Out[87]: 'maxDepth: Maximum depth of the tree. (>= 0) E.g., depth 0 means 1 leaf node; depth 1 means 1 internal node + 2 leaf nodes. Must be in range [0, 30]. (default: 5, current: 5)'

## 4.4. Model Evaluation

In [0]:
# Testing the data
predictions_rf = cv_rf.transform(test)

In [0]:
# Evaluate the predictions
print('roc_auc score: ', evaluator.evaluate(predictions_rf))

confusion_matrix(predictions_rf)

roc_auc score:  0.999801222799958
+-----+----------+------+
|label|prediction| count|
+-----+----------+------+
|    1|       0.0|  2685|
|    0|       0.0|300416|
|    1|       1.0| 86028|
|    0|       1.0|   568|
+-----+----------+------+

Accuracy:  0.991652488985032
Precision:  0.9934408055799344
Recall:  0.9697338608772108
F1-Score:  0.98144419282524


# 5. Conclusions

Spark is a framework developed specially for big data processing.<br>
Its default HDFS partition size is 64MB, which means for larger data, Spark process with multiple processors. This way, the processing time does not scalate with the data size.

The pyspark.ml is the Machine Learning library, with Python interface, developed to work properly with all the advantages of the Spark framework.

Analyzing both models evaluation, we can see that, although Random Forest achieved a slightly lower ROC AUC Score, its Confusion Matrix metrics were much better than Logistic Regression.

|Metric|Logistic Regression|Random Forest|
|--|--|--|
|ROC AUC|1.0000|0.9998|
|Accuracy|0.8614|0.9917|
|Precision|1.0000|0.9934|
|Recall|0.3913|0.9697|
|F1-Score|0.5625|0.9814|

The most significant difference is the high Recall and F1-Score for Random Forest, meaning that the Ensemble Model is capable of achieving better predictions of true class (delay). Other diffence is that Logistic Regression is a linear model, while Decision Tree Classifiers are capable of modeling non-linearities from the data.

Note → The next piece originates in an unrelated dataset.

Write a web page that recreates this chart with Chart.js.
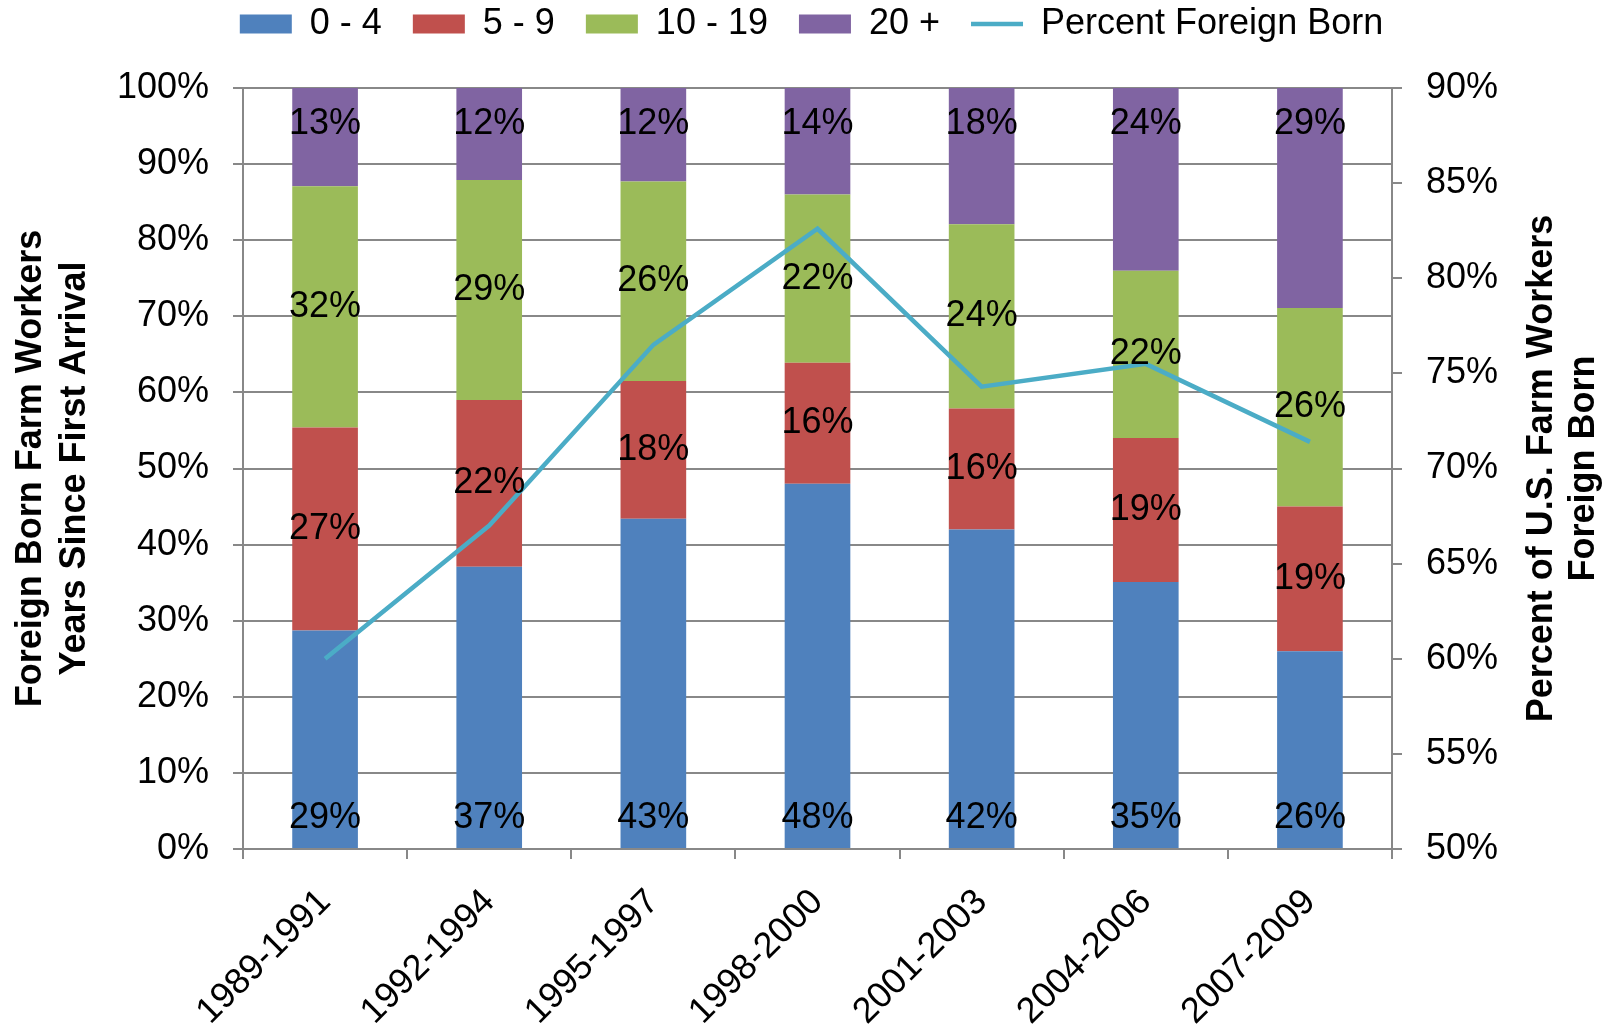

The unbalanced distribution of the data affects both classification models. However since Random Forest is an ensemble model, composed of multiple different predictors, it was capable of compensate the unbalance. This unbalance was also responsible for Logistic Regression's high accuracy and precision.

For the entire data of 1.4 million rows, the Logistic Regression cross-validation took around 8 min to run, while the Random Forest took around 22 min.